Galston v Krugman

Bill Galston discusses deficits and debt in The US Is Not Too Big To Fail. I urge you to read it. He asks the right questions and draws the right conclusions.

[The] economic case for terminating key safety-net programs such as extended unemployment insurance is very weak, and the human case for continuing them is very strong...

[Setting] aside political constraints, it is not easy to decide whether we need another round of major economic stimulus to get the economy to the point of self-sustaining growth. It is facile to argue that all the risks lie on the side of inadequate stimulus...

What matters most is making a credible commitment -- through binding legislation that changes both programs and budget procedures -- to alter our long-term fiscal course before our debt enters the red zone...

This last point is consistent with arguing for additional short-term stimulus, and I agree with those who say this is necessary. The more credible the commitment to medium- and long-term fiscal consolidation, the more relaxed the US can be about further short-term action.

The earlier exchange with Paul Krugman which Galston refers to is worth reading. Krugman has set his face against "deficit crazies" -- meaning, I think, anybody who expresses concern about the long-term US fiscal position (Jeff Sachs, for instance, Raghuram Rajan, Paul Volcker: the list of idiots talking nonsense is long.)

In his curt dismissal of Galston, Krugman claims to have "refuted" the suggestion by Rogoff and Reinhart that high levels of debt retard growth.

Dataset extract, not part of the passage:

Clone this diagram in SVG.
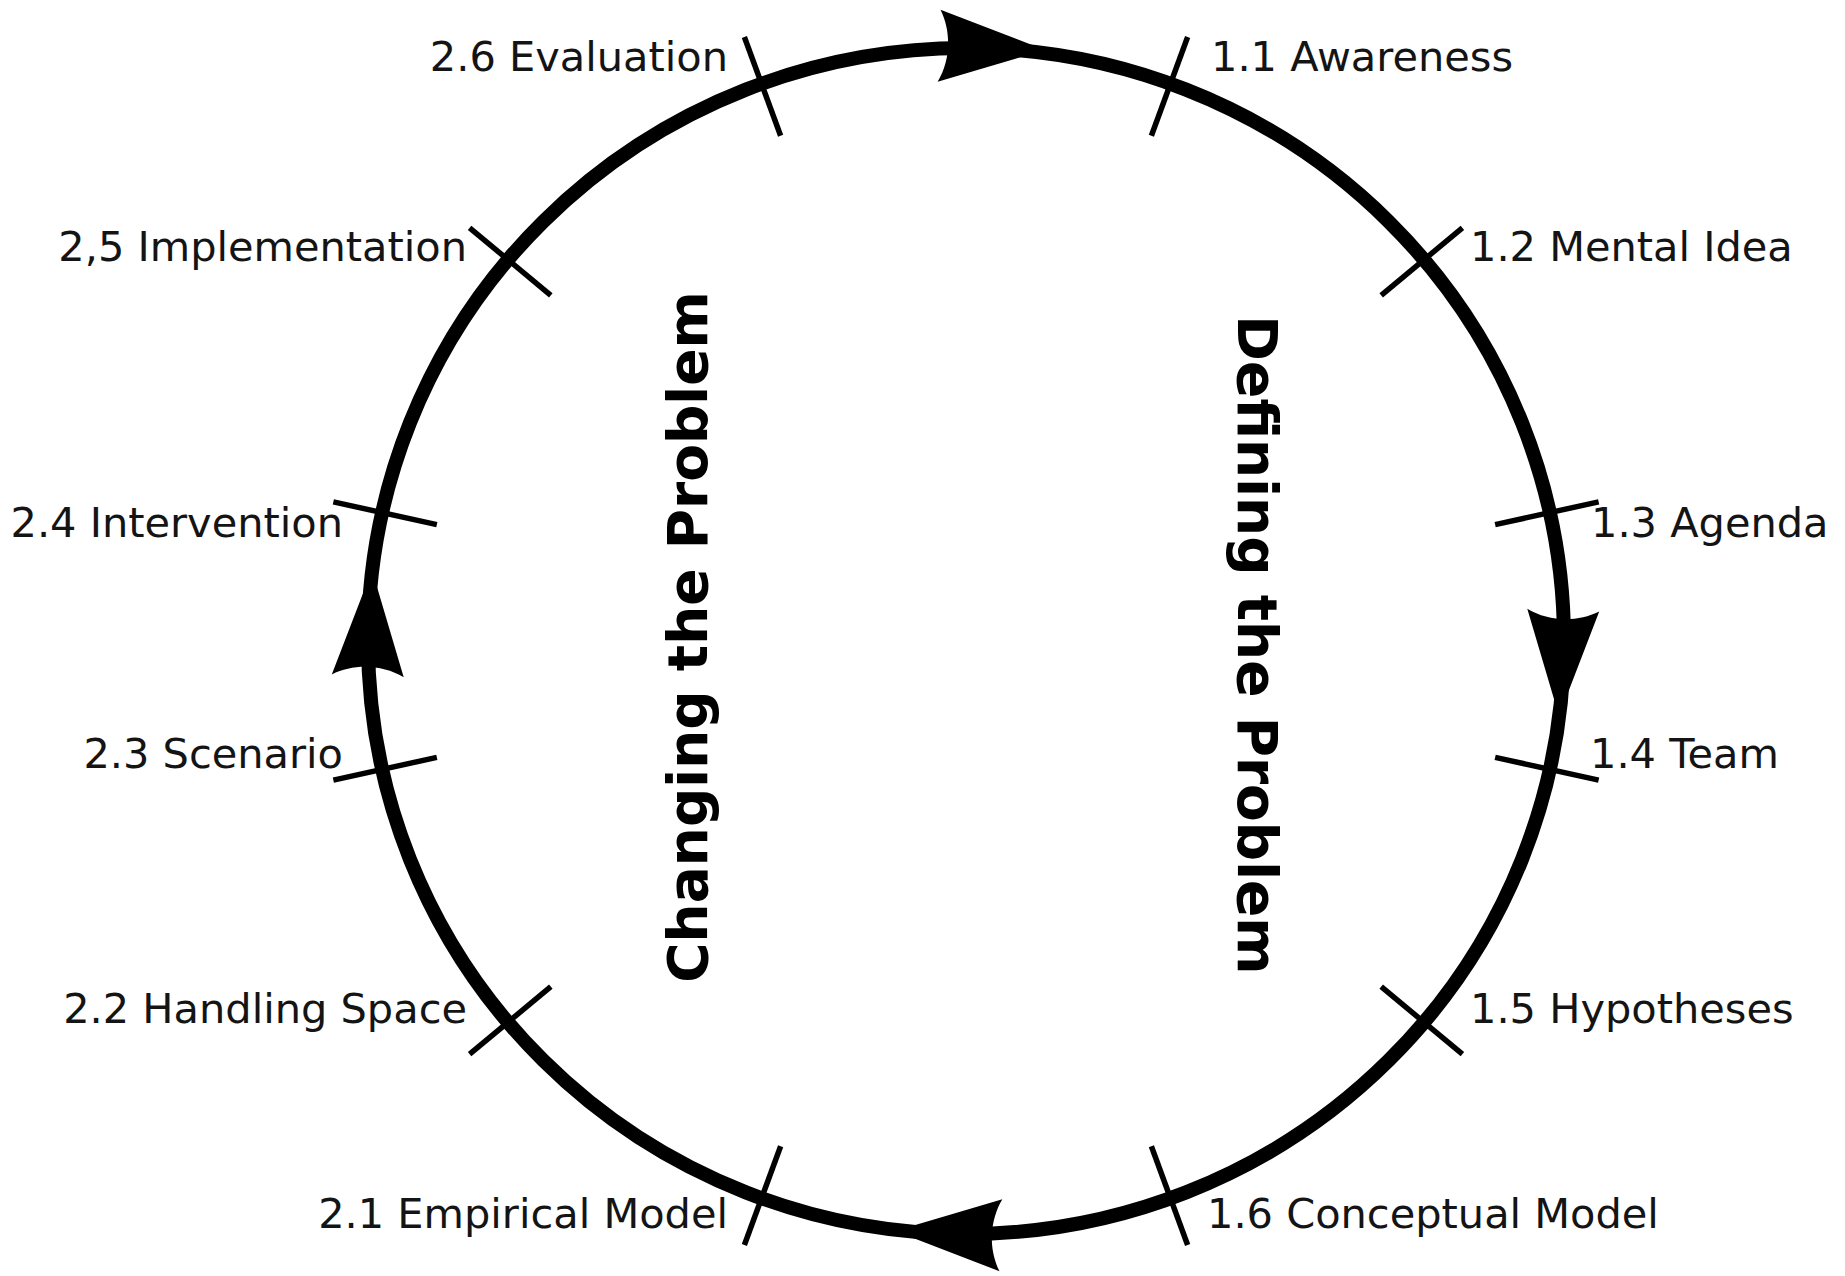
<svg xmlns="http://www.w3.org/2000/svg" xmlns:xlink="http://www.w3.org/1999/xlink" width="1845" height="1276" viewBox="0 0 1845 1276">
  <style>
    .label { font-family: "DejaVu Sans", "Liberation Sans", sans-serif; font-size: 41.5px; fill: #141414; }
    .phase { font-family: "DejaVu Sans", "Liberation Sans", sans-serif; font-size: 55px; font-weight: bold; fill: #000; }
    .tick { stroke: #000; stroke-width: 5.5; stroke-linecap: butt; }
    .ring { fill: none; stroke: #000; stroke-width: 14; }
  </style>
  <defs>
    <!-- concave-backed arrowhead, tip at origin pointing along +x -->
    <path id="head" d="M0,0 L-106,-36 C-94,-14 -94,14 -106,36 Z" fill="#000"/>
    <!-- radial tick across the ring -->
    <line id="tick" class="tick" x1="542" y1="0" x2="648" y2="0"/>
  </defs>
  <rect width="1845" height="1276" fill="#fff"/>

  <!-- the cycle ring with its direction arrows -->
  <g id="connectors">
    <ellipse class="ring" cx="966" cy="641" rx="598" ry="593"/>
    <use xlink:href="#head" transform="translate(1045,50) rotate(2.3)"/>
    <use xlink:href="#head" transform="translate(1559,716) rotate(92.3)"/>
    <use xlink:href="#head" transform="translate(895,1231) rotate(182.3)"/>
    <use xlink:href="#head" transform="translate(372,570) rotate(272.3)"/>
  </g>

  <!-- phase titles -->
  <g id="changing">
    <text class="phase" text-anchor="middle" transform="translate(707,637) rotate(-90)">Changing the Problem</text>
  </g>
  <g id="defining">
    <text class="phase" text-anchor="middle" transform="translate(1238,645) rotate(90)">Defining the Problem</text>
  </g>

  <!-- steps of the "defining" half -->
  <g id="step-1-1">
    <use xlink:href="#tick" transform="translate(966,641) scale(1,0.992) rotate(-70)"/>
    <text class="label" x="1211" y="71">1.1 Awareness</text>
  </g>
  <g id="step-1-2">
    <use xlink:href="#tick" transform="translate(966,641) scale(1,0.992) rotate(-40)"/>
    <text class="label" x="1470" y="261">1.2 Mental Idea</text>
  </g>
  <g id="step-1-3">
    <use xlink:href="#tick" transform="translate(966,641) scale(1,0.992) rotate(-12.5)"/>
    <text class="label" x="1591" y="537">1.3 Agenda</text>
  </g>
  <g id="step-1-4">
    <use xlink:href="#tick" transform="translate(966,641) scale(1,0.992) rotate(12.5)"/>
    <text class="label" x="1590" y="768">1.4 Team</text>
  </g>
  <g id="step-1-5">
    <use xlink:href="#tick" transform="translate(966,641) scale(1,0.992) rotate(40)"/>
    <text class="label" x="1470" y="1023">1.5 Hypotheses</text>
  </g>
  <g id="step-1-6">
    <use xlink:href="#tick" transform="translate(966,641) scale(1,0.992) rotate(70)"/>
    <text class="label" x="1207" y="1228">1.6 Conceptual Model</text>
  </g>

  <!-- steps of the "changing" half -->
  <g id="step-2-1">
    <use xlink:href="#tick" transform="translate(966,641) scale(1,0.992) rotate(110)"/>
    <text class="label" text-anchor="end" x="728" y="1228">2.1 Empirical Model</text>
  </g>
  <g id="step-2-2">
    <use xlink:href="#tick" transform="translate(966,641) scale(1,0.992) rotate(140)"/>
    <text class="label" text-anchor="end" x="467" y="1023">2.2 Handling Space</text>
  </g>
  <g id="step-2-3">
    <use xlink:href="#tick" transform="translate(966,641) scale(1,0.992) rotate(167.5)"/>
    <text class="label" text-anchor="end" x="343" y="768">2.3 Scenario</text>
  </g>
  <g id="step-2-4">
    <use xlink:href="#tick" transform="translate(966,641) scale(1,0.992) rotate(192.5)"/>
    <text class="label" text-anchor="end" x="343" y="537">2.4 Intervention</text>
  </g>
  <g id="step-2-5">
    <use xlink:href="#tick" transform="translate(966,641) scale(1,0.992) rotate(220)"/>
    <text class="label" text-anchor="end" x="467" y="261">2,5 Implementation</text>
  </g>
  <g id="step-2-6">
    <use xlink:href="#tick" transform="translate(966,641) scale(1,0.992) rotate(250)"/>
    <text class="label" text-anchor="end" x="728" y="71">2.6 Evaluation</text>
  </g>
</svg>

In fact Krugman merely expressed (plausible) doubts about the finding: to "refute" a study, even the all-knowing Krugman has to do more than ask a good question. He also tells Galston to go away and read Adam Posen on Japan. (Just do the reading. How many more times must he put these simpletons right?) As Galston points out, however, Posen recognizes that even a country like the US faces prudential limits on fiscal expansion.

I think Krugman is correct to argue against "fiscal austerity now now now", especially for the US. But Galston's view, as I say, is consistent with this. It's the long-term outlook they disagree about. I don't understand why Krugman won't more fully acknowledge the long-term problem. Why not give equal emphasis to the need for further short-term stimulus combined with tax increases and/or spending cuts later? Difficult to do, of course, but what is the objection in principle?

Perhaps Krugman believes that yielding ground on the long-term problem would weaken the case for stimulus now now now. If so, as a matter of political judgment, he is wrong. His blunt refusal to engage with the other side undermines his case. Or does he think there really is no long-term problem? Again and again he says that financial markets are not (yet) pushing US long-term rates higher, as though that is all you need to know. This would be an even weirder thing for him, of all people, to think. Markets know best? Sounds like those looney-tunes in Chicago.